Walk an array once, accumulating each element into a running total. This is the canonical single-pass linear scan and the simplest possible loop invariant: after step i, total equals the sum of arr[0..i].

Algorithm

Trace Output

basic.rb
arr = [3, 1, 4, 1, 5, 9, 2, 6]
total = 0
i = 0
while i < arr.length
	total = total + arr[i]
	i = i + 1
end
puts total
trace.rb
arr = [3, 1, 4, 1, 5, 9, 2, 6]
total = 0
i = 0
while i < arr.length
	before = total
	total = total + arr[i]
	puts "step #{i}: arr(#{i})=#{arr[i]} total #{before} -> #{total}"
	i = i + 1
end
puts "final total = #{total}"

Complexity

  • Time: O(n)
  • Space: O(1)

Implementation notes

  • Ruby: use the explicit while i < arr.length loop with total = 0 and a manual index.

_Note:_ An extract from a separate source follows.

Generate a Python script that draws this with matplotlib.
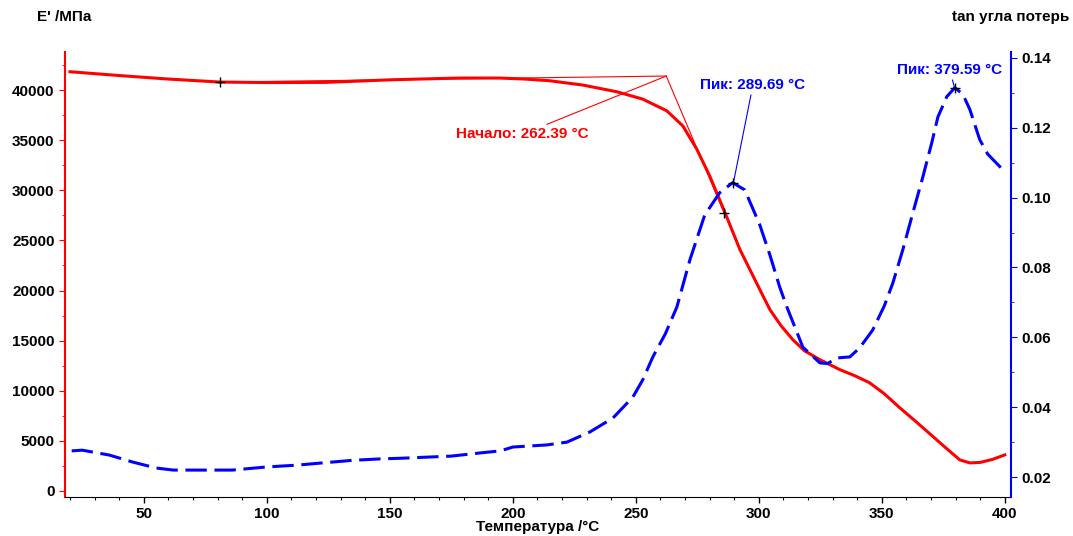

The stdlib arr.sum is fine for production but hides the loop the lesson spec is teaching.
  • arr = [3, 1, 4, 1, 5, 9, 2, 6] documents the fixed-content array; the manual i = i + 1 step keeps the iteration without leaning on each_with_index or inject(:+) that hide the running update.
  • The replay shows i, arr[i], and total before and after each addition, matching the lesson spec's state-transition table.
linear scan Visit each element exactly once in index order.
running total `total` accumulates the sum as the loop advances.